> The exercise
Would you write out the listing verbatim and skip every picture in it?

> Data excerpt
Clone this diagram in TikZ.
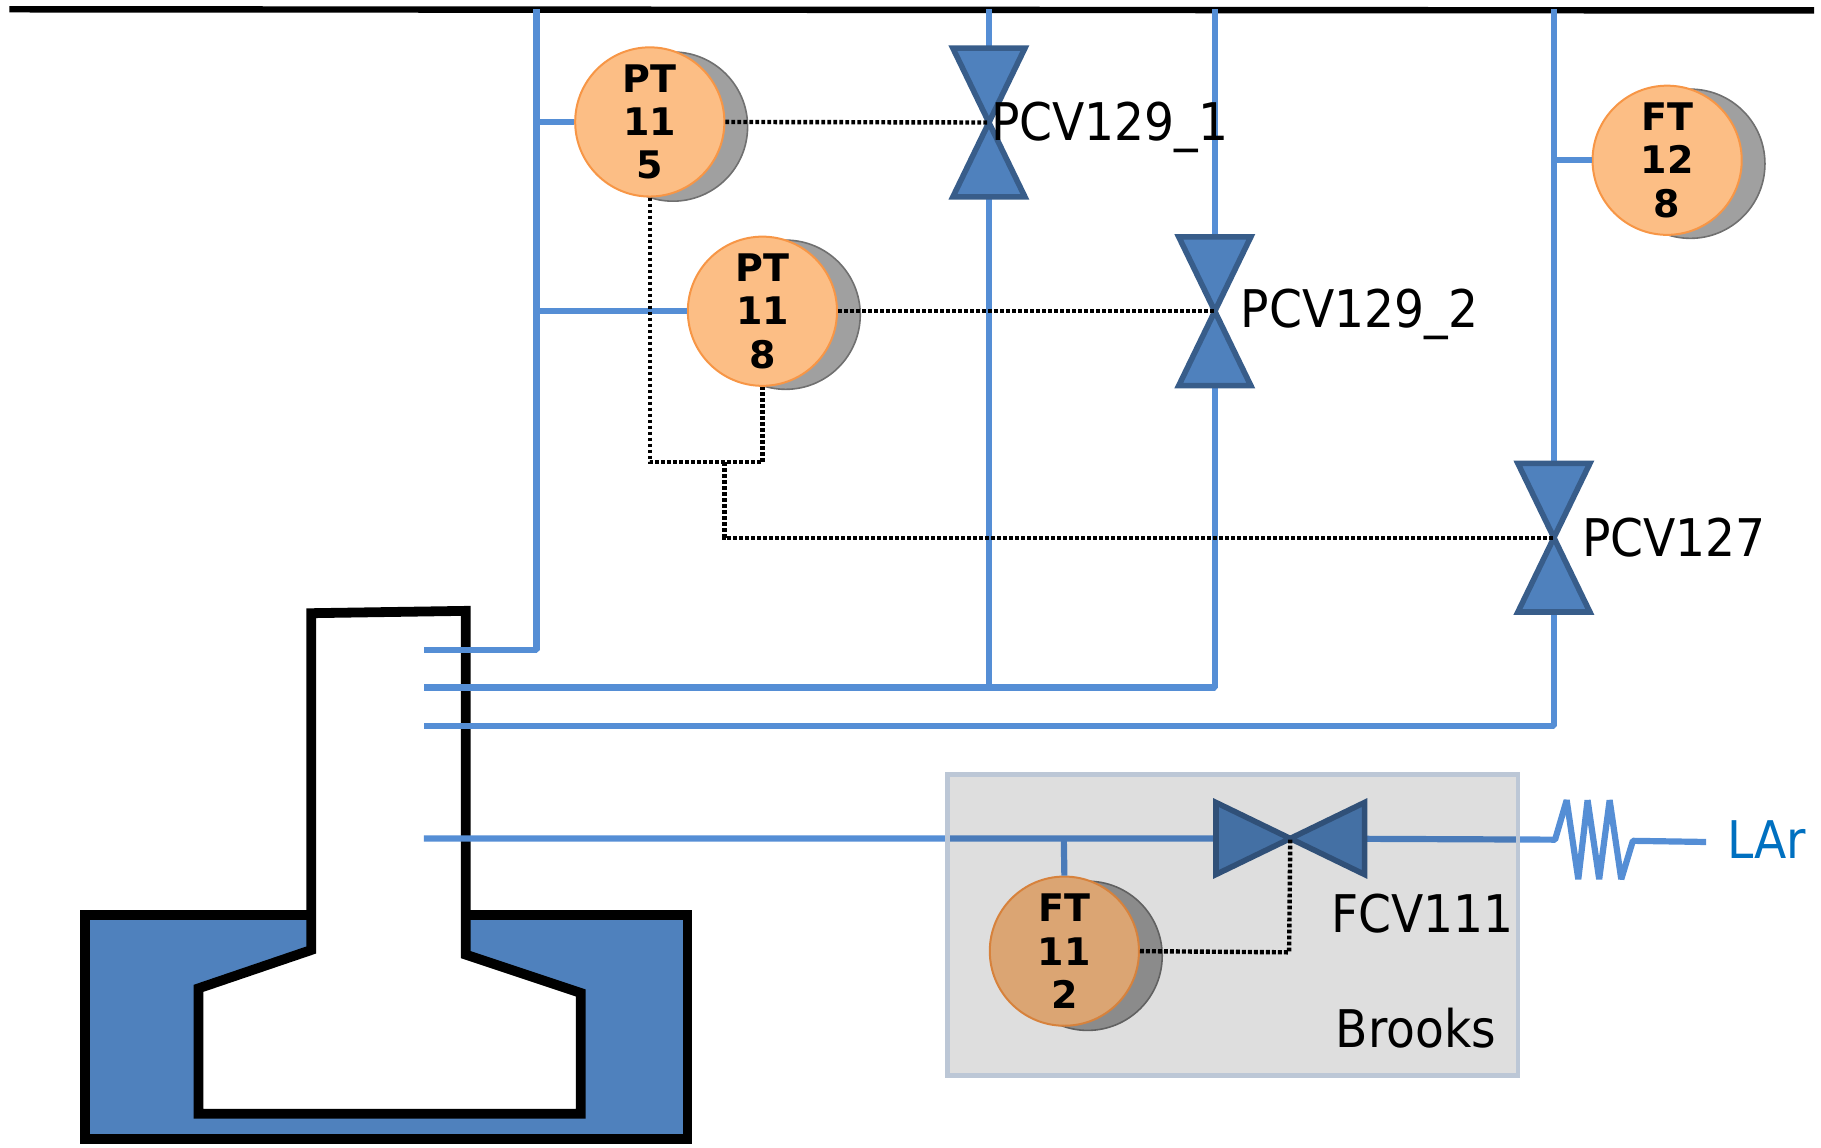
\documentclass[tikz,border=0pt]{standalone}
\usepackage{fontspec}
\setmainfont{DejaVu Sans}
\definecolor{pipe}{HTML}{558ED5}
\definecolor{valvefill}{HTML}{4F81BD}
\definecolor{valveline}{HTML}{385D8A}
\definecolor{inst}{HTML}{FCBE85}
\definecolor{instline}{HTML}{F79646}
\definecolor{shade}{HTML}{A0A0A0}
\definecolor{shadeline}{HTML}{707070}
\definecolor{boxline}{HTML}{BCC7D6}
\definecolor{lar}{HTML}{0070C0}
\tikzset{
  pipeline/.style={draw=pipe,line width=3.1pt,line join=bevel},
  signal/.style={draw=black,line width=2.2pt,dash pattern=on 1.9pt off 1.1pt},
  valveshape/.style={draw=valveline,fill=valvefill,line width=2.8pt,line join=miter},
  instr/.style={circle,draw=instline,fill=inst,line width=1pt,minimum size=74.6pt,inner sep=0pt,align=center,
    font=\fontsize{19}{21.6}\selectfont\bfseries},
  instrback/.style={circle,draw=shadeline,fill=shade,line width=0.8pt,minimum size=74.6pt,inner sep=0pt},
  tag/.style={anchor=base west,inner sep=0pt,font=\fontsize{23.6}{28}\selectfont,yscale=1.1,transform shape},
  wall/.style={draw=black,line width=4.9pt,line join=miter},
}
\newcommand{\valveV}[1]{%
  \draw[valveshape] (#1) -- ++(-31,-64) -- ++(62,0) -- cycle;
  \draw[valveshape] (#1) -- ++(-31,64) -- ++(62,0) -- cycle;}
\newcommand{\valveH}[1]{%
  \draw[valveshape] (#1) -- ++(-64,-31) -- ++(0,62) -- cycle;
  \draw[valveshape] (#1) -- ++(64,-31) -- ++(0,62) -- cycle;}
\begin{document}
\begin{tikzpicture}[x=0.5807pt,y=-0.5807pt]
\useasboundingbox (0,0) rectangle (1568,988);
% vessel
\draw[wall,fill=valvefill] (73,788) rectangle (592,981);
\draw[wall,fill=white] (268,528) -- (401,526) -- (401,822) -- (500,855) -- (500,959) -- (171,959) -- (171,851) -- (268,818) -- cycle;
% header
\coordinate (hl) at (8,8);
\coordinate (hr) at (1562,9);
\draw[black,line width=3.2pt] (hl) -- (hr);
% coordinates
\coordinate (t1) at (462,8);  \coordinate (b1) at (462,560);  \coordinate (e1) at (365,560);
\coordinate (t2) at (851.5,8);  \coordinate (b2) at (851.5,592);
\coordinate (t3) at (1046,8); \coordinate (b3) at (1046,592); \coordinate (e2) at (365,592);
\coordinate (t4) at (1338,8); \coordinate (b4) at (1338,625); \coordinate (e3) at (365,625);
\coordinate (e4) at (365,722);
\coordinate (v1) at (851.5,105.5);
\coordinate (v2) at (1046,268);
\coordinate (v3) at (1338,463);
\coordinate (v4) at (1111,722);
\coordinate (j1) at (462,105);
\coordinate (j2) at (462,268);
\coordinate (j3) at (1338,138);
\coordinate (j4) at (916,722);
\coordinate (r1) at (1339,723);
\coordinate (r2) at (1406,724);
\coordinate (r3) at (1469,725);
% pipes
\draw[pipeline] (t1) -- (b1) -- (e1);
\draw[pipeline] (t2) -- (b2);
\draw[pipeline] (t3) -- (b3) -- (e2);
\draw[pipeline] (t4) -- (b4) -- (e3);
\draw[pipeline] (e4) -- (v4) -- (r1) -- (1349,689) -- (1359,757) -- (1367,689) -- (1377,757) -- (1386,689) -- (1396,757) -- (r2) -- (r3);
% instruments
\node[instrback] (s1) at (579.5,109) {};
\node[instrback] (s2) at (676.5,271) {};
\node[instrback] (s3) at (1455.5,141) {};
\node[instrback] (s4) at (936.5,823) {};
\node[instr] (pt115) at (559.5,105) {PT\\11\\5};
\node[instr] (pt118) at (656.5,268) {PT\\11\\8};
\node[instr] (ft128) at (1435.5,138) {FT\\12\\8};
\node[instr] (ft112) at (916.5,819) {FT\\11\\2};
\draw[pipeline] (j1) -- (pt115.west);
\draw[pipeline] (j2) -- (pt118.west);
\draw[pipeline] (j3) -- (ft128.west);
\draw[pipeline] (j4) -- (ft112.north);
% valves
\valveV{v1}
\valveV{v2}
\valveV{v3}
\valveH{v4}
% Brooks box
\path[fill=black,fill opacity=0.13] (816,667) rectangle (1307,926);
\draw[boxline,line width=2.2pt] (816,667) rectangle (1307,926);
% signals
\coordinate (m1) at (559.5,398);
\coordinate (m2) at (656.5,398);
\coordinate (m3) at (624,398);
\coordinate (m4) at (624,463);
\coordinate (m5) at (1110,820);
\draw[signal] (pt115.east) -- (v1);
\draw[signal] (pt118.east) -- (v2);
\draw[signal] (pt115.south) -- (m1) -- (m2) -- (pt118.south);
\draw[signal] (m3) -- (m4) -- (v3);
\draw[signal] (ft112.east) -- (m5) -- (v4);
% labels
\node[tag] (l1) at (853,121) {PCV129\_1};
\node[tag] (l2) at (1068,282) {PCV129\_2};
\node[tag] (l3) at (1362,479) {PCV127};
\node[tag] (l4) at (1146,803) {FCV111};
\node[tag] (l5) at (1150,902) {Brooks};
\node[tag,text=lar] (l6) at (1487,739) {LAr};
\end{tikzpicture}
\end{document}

> Reply to the exercise
Clone this diagram in TikZ.
\documentclass[tikz,border=0pt]{standalone}
\usepackage{fontspec}
\setmainfont{DejaVu Sans}
\definecolor{pipe}{HTML}{558ED5}
\definecolor{valvefill}{HTML}{4F81BD}
\definecolor{valveline}{HTML}{385D8A}
\definecolor{inst}{HTML}{FCBE85}
\definecolor{instline}{HTML}{F79646}
\definecolor{shade}{HTML}{A0A0A0}
\definecolor{shadeline}{HTML}{707070}
\definecolor{boxline}{HTML}{BCC7D6}
\definecolor{lar}{HTML}{0070C0}
\tikzset{
  pipeline/.style={draw=pipe,line width=3.1pt,line join=bevel},
  signal/.style={draw=black,line width=2.2pt,dash pattern=on 1.9pt off 1.1pt},
  valveshape/.style={draw=valveline,fill=valvefill,line width=2.8pt,line join=miter},
  instr/.style={circle,draw=instline,fill=inst,line width=1pt,minimum size=74.6pt,inner sep=0pt,align=center,
    font=\fontsize{19}{21.6}\selectfont\bfseries},
  instrback/.style={circle,draw=shadeline,fill=shade,line width=0.8pt,minimum size=74.6pt,inner sep=0pt},
  tag/.style={anchor=base west,inner sep=0pt,font=\fontsize{23.6}{28}\selectfont,yscale=1.1,transform shape},
  wall/.style={draw=black,line width=4.9pt,line join=miter},
}
\newcommand{\valveV}[1]{%
  \draw[valveshape] (#1) -- ++(-31,-64) -- ++(62,0) -- cycle;
  \draw[valveshape] (#1) -- ++(-31,64) -- ++(62,0) -- cycle;}
\newcommand{\valveH}[1]{%
  \draw[valveshape] (#1) -- ++(-64,-31) -- ++(0,62) -- cycle;
  \draw[valveshape] (#1) -- ++(64,-31) -- ++(0,62) -- cycle;}
\begin{document}
\begin{tikzpicture}[x=0.5807pt,y=-0.5807pt]
\useasboundingbox (0,0) rectangle (1568,988);
% vessel
\draw[wall,fill=valvefill] (73,788) rectangle (592,981);
\draw[wall,fill=white] (268,528) -- (401,526) -- (401,822) -- (500,855) -- (500,959) -- (171,959) -- (171,851) -- (268,818) -- cycle;
% header
\coordinate (hl) at (8,8);
\coordinate (hr) at (1562,9);
\draw[black,line width=3.2pt] (hl) -- (hr);
% coordinates
\coordinate (t1) at (462,8);  \coordinate (b1) at (462,560);  \coordinate (e1) at (365,560);
\coordinate (t2) at (851.5,8);  \coordinate (b2) at (851.5,592);
\coordinate (t3) at (1046,8); \coordinate (b3) at (1046,592); \coordinate (e2) at (365,592);
\coordinate (t4) at (1338,8); \coordinate (b4) at (1338,625); \coordinate (e3) at (365,625);
\coordinate (e4) at (365,722);
\coordinate (v1) at (851.5,105.5);
\coordinate (v2) at (1046,268);
\coordinate (v3) at (1338,463);
\coordinate (v4) at (1111,722);
\coordinate (j1) at (462,105);
\coordinate (j2) at (462,268);
\coordinate (j3) at (1338,138);
\coordinate (j4) at (916,722);
\coordinate (r1) at (1339,723);
\coordinate (r2) at (1406,724);
\coordinate (r3) at (1469,725);
% pipes
\draw[pipeline] (t1) -- (b1) -- (e1);
\draw[pipeline] (t2) -- (b2);
\draw[pipeline] (t3) -- (b3) -- (e2);
\draw[pipeline] (t4) -- (b4) -- (e3);
\draw[pipeline] (e4) -- (v4) -- (r1) -- (1349,689) -- (1359,757) -- (1367,689) -- (1377,757) -- (1386,689) -- (1396,757) -- (r2) -- (r3);
% instruments
\node[instrback] (s1) at (579.5,109) {};
\node[instrback] (s2) at (676.5,271) {};
\node[instrback] (s3) at (1455.5,141) {};
\node[instrback] (s4) at (936.5,823) {};
\node[instr] (pt115) at (559.5,105) {PT\\11\\5};
\node[instr] (pt118) at (656.5,268) {PT\\11\\8};
\node[instr] (ft128) at (1435.5,138) {FT\\12\\8};
\node[instr] (ft112) at (916.5,819) {FT\\11\\2};
\draw[pipeline] (j1) -- (pt115.west);
\draw[pipeline] (j2) -- (pt118.west);
\draw[pipeline] (j3) -- (ft128.west);
\draw[pipeline] (j4) -- (ft112.north);
% valves
\valveV{v1}
\valveV{v2}
\valveV{v3}
\valveH{v4}
% Brooks box
\path[fill=black,fill opacity=0.13] (816,667) rectangle (1307,926);
\draw[boxline,line width=2.2pt] (816,667) rectangle (1307,926);
% signals
\coordinate (m1) at (559.5,398);
\coordinate (m2) at (656.5,398);
\coordinate (m3) at (624,398);
\coordinate (m4) at (624,463);
\coordinate (m5) at (1110,820);
\draw[signal] (pt115.east) -- (v1);
\draw[signal] (pt118.east) -- (v2);
\draw[signal] (pt115.south) -- (m1) -- (m2) -- (pt118.south);
\draw[signal] (m3) -- (m4) -- (v3);
\draw[signal] (ft112.east) -- (m5) -- (v4);
% labels
\node[tag] (l1) at (853,121) {PCV129\_1};
\node[tag] (l2) at (1068,282) {PCV129\_2};
\node[tag] (l3) at (1362,479) {PCV127};
\node[tag] (l4) at (1146,803) {FCV111};
\node[tag] (l5) at (1150,902) {Brooks};
\node[tag,text=lar] (l6) at (1487,739) {LAr};
\end{tikzpicture}
\end{document}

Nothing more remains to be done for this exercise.